Information shown:

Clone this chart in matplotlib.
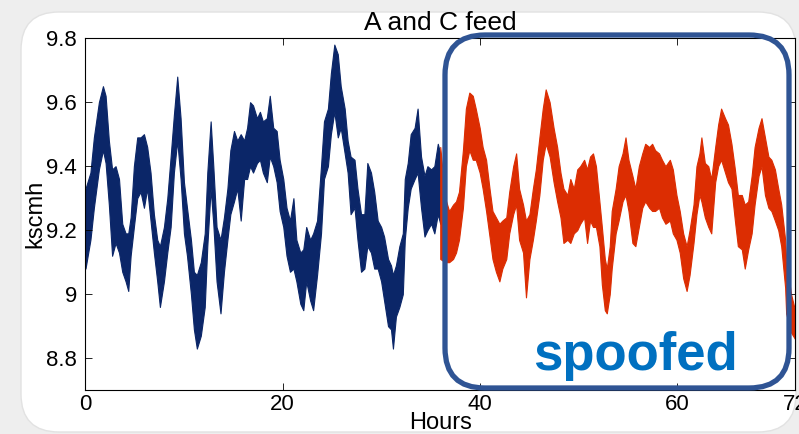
import matplotlib.pyplot as plt
from matplotlib.patches import FancyBboxPatch
from matplotlib.transforms import IdentityTransform

# envelope of the noisy flow signal (hours, kscmh)
blue_h = [0.0, 0.5, 0.85, 1.36, 1.77, 2.04, 2.37, 2.7, 3.05, 3.4, 3.73, 4.07, 4.34, 4.58,
          4.91, 5.25, 5.59, 5.93, 6.26, 6.6, 6.94, 7.28, 7.55, 7.96, 8.3, 8.64, 8.97, 9.31,
          9.65, 9.99, 10.3, 10.7, 11.0, 11.3, 11.7, 12.1, 12.36, 12.7, 12.97, 13.3, 13.7,
          14.05, 14.4, 14.7, 15.07, 15.4, 15.75, 16.1, 16.4, 16.7, 17.0, 17.4, 17.7, 18.0,
          18.4, 18.7, 19.05, 19.4, 19.7, 20.07, 20.4, 20.75, 21.1, 21.4, 21.8, 22.1, 22.4,
          22.8, 23.1, 23.5, 23.9, 24.2, 24.6, 24.9, 25.25, 25.6, 25.9, 26.3, 26.6, 26.9,
          27.3, 27.6, 27.96, 28.3, 28.6, 28.97, 29.3, 29.65, 30.0, 30.3, 30.7, 31.0, 31.2,
          31.5, 31.85, 32.2, 32.4, 32.7, 33.0, 33.4, 33.7, 34.05, 34.4, 34.7, 35.07, 35.4,
          35.75, 36.0]
blue_lo = [9.08, 9.17, 9.27, 9.39, 9.45, 9.41, 9.28, 9.12, 9.16, 9.13, 9.07, 9.04, 9.01, 9.12,
           9.21, 9.30, 9.32, 9.27, 9.33, 9.23, 9.13, 9.04, 8.96, 9.04, 9.13, 9.21, 9.38, 9.48,
           9.36, 9.19, 9.12, 9.00, 8.89, 8.83, 8.87, 8.96, 9.15, 9.33, 9.22, 9.04, 8.94,
           9.07, 9.17, 9.25, 9.29, 9.33, 9.23, 9.36, 9.36, 9.40, 9.38, 9.41, 9.42, 9.38,
           9.35, 9.43, 9.40, 9.35, 9.26, 9.21, 9.12, 9.07, 9.08, 9.04, 8.97, 8.95, 9.04,
           8.98, 8.95, 9.06, 9.19, 9.36, 9.40, 9.50, 9.57, 9.49, 9.52, 9.44, 9.38, 9.25,
           9.27, 9.17, 9.07, 9.08, 9.15, 9.13, 9.08, 9.08, 9.04, 8.98, 8.90, 8.89, 8.83,
           8.93, 8.96, 9.00, 9.17, 9.27, 9.33, 9.36, 9.38, 9.27, 9.18, 9.20, 9.22, 9.19,
           9.25, 9.22]
blue_hi = [9.33, 9.38, 9.49, 9.60, 9.65, 9.62, 9.48, 9.39, 9.40, 9.36, 9.22, 9.19, 9.19, 9.24,
           9.40, 9.49, 9.49, 9.50, 9.46, 9.38, 9.25, 9.17, 9.15, 9.21, 9.30, 9.43, 9.56, 9.68,
           9.55, 9.35, 9.27, 9.17, 9.07, 9.06, 9.10, 9.19, 9.38, 9.54, 9.40, 9.21, 9.17,
           9.24, 9.33, 9.45, 9.51, 9.48, 9.50, 9.48, 9.52, 9.60, 9.59, 9.55, 9.57, 9.54,
           9.55, 9.62, 9.52, 9.51, 9.42, 9.36, 9.27, 9.23, 9.30, 9.17, 9.13, 9.14, 9.21,
           9.17, 9.19, 9.23, 9.40, 9.54, 9.58, 9.69, 9.78, 9.75, 9.65, 9.58, 9.48, 9.43,
           9.42, 9.33, 9.25, 9.25, 9.41, 9.38, 9.32, 9.23, 9.21, 9.18, 9.11, 9.09, 9.06,
           9.09, 9.15, 9.19, 9.36, 9.41, 9.50, 9.52, 9.58, 9.43, 9.37, 9.40, 9.39, 9.40,
           9.47, 9.44]

red_h = [36.0, 36.5, 36.9, 37.3, 37.6, 37.9, 38.3, 38.6, 38.95, 39.3, 39.6, 40.0, 40.3, 40.65,
         41.0, 41.3, 41.65, 42.0, 42.3, 42.7, 43.0, 43.4, 43.7, 44.0, 44.4, 44.7, 45.05,
         45.4, 45.7, 46.06, 46.4, 46.7, 47.1, 47.5, 47.86, 48.2, 48.5, 48.9, 49.2, 49.55,
         49.9, 50.2, 50.6, 50.9, 51.2, 51.5, 51.8, 52.15, 52.4, 52.7, 52.9, 53.2, 53.4,
         53.8, 54.1, 54.5, 54.8, 55.1, 55.5, 55.8, 56.15, 56.5, 56.8, 57.2, 57.5, 57.8,
         58.2, 58.5, 58.85, 59.3, 59.6, 59.97, 60.3, 60.65, 61.0, 61.3, 61.7, 62.0, 62.3,
         62.5, 62.85, 63.2, 63.5, 63.9, 64.2, 64.5, 64.9, 65.2, 65.55, 65.9, 66.2, 66.6,
         66.9, 67.25, 67.6, 67.9, 68.3, 68.6, 68.95, 69.3, 69.6, 69.96, 70.3, 70.6, 71.0,
         71.1, 71.6, 72.0]
red_lo = [9.11, 9.10, 9.10, 9.11, 9.13, 9.17, 9.27, 9.40, 9.45, 9.42, 9.42, 9.38, 9.33, 9.26,
          9.18, 9.11, 9.07, 9.04, 9.08, 9.11, 9.19, 9.25, 9.28, 9.17, 9.13, 8.99, 9.11,
          9.17, 9.23, 9.31, 9.42, 9.47, 9.43, 9.35, 9.29, 9.24, 9.16, 9.17, 9.16, 9.19,
          9.20, 9.22, 9.24, 9.16, 9.23, 9.21, 9.21, 9.15, 9.03, 8.95, 8.94, 9.00, 9.08,
          9.19, 9.23, 9.29, 9.31, 9.26, 9.16, 9.15, 9.21, 9.27, 9.29, 9.27, 9.26, 9.26,
          9.27, 9.24, 9.22, 9.23, 9.19, 9.17, 9.13, 9.05, 9.01, 9.06, 9.16, 9.25, 9.31,
          9.29, 9.24, 9.21, 9.19, 9.35, 9.40, 9.42, 9.38, 9.35, 9.33, 9.23, 9.15, 9.14,
          9.08, 9.14, 9.19, 9.28, 9.37, 9.40, 9.31, 9.27, 9.26, 9.23, 9.20, 9.15, 9.02,
          8.94, 8.88, 8.86]
red_hi = [9.46, 9.30, 9.26, 9.28, 9.29, 9.32, 9.45, 9.58, 9.63, 9.62, 9.58, 9.52, 9.46, 9.42,
          9.33, 9.26, 9.24, 9.22, 9.23, 9.24, 9.32, 9.40, 9.44, 9.33, 9.28, 9.23, 9.25,
          9.33, 9.39, 9.49, 9.58, 9.64, 9.60, 9.52, 9.46, 9.38, 9.33, 9.31, 9.36, 9.33,
          9.39, 9.40, 9.42, 9.39, 9.43, 9.44, 9.40, 9.29, 9.21, 9.11, 9.08, 9.15, 9.26,
          9.33, 9.40, 9.44, 9.49, 9.42, 9.37, 9.33, 9.40, 9.44, 9.47, 9.46, 9.47, 9.45,
          9.44, 9.42, 9.40, 9.42, 9.39, 9.31, 9.26, 9.19, 9.15, 9.20, 9.28, 9.40, 9.44,
          9.49, 9.41, 9.40, 9.36, 9.46, 9.53, 9.58, 9.55, 9.53, 9.47, 9.39, 9.31, 9.31,
          9.28, 9.29, 9.37, 9.46, 9.52, 9.55, 9.49, 9.43, 9.42, 9.39, 9.33, 9.28, 9.17,
          9.11, 9.00, 8.95]

x_ticks = [0, 20, 40, 60, 72]
y_ticks = [8.8, 9.0, 9.2, 9.4, 9.6, 9.8]
y_tick_labels = ['8.8', '9', '9.2', '9.4', '9.6', '9.8']

plt.rcParams['font.family'] = ['Liberation Sans', 'DejaVu Sans']

fig = plt.figure(figsize=(7.99, 4.34), dpi=100)
fig.patch.set_facecolor('#eeeeee')

# white rounded panel behind everything (pixel coords)
panel = FancyBboxPatch((21, 2), 775, 420, boxstyle='round,pad=0,rounding_size=38',
                       transform=IdentityTransform(), facecolor='white',
                       edgecolor='#e2e2e2', linewidth=1, zorder=-1)
fig.patches.append(panel)

ax = fig.add_axes([0.107, 0.101, 0.888, 0.811])
navy = '#0b2668'
red = '#dc2d02'
ax.fill_between(blue_h, blue_lo, blue_hi, color=navy, linewidth=0.8, edgecolor=navy)
ax.fill_between(red_h, red_lo, red_hi, color=red, linewidth=0.8, edgecolor=red)

ax.set_xlim(0, 72)
ax.set_ylim(8.7, 9.8)
ax.set_xticks(x_ticks)
ax.set_yticks(y_ticks)
ax.set_yticklabels(y_tick_labels)
ax.tick_params(direction='in', top=True, right=True, labelsize=16, length=5, width=0.6,
               pad=3)
ax.tick_params(axis='y', pad=6)
for s in ax.spines.values():
    s.set_linewidth(0.8)
ax.set_title('A and C feed', fontsize=19, pad=6)
ax.set_xlabel('Hours', fontsize=17)
ax.xaxis.set_label_coords(0.5, -0.062)
ax.set_ylabel('kscmh', fontsize=17)
ax.yaxis.set_label_coords(-0.071, 0.5)
ax.yaxis.label.set_va('center')

# "spoofed" highlight box
box = FancyBboxPatch((445, 46), 344, 353, boxstyle='round,pad=0,rounding_size=40',
                     transform=IdentityTransform(), facecolor='none',
                     edgecolor='#2f5494', linewidth=3.8, zorder=5)
fig.patches.append(box)
fig.text(635 / 799, 1 - 370 / 434, 'spoofed', color='#0070c0', fontsize=38,
         fontweight='bold', ha='center', va='baseline', zorder=6)

fig.savefig('out.png', dpi=100, facecolor=fig.get_facecolor())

Written task: Starting with the first line of the data above and ending with the line containing "from matplotlib.transforms import", please restate every line exactly, leaving images out.

Output of the task:
Clone this chart in matplotlib.
import matplotlib.pyplot as plt
from matplotlib.patches import FancyBboxPatch
from matplotlib.transforms import IdentityTransform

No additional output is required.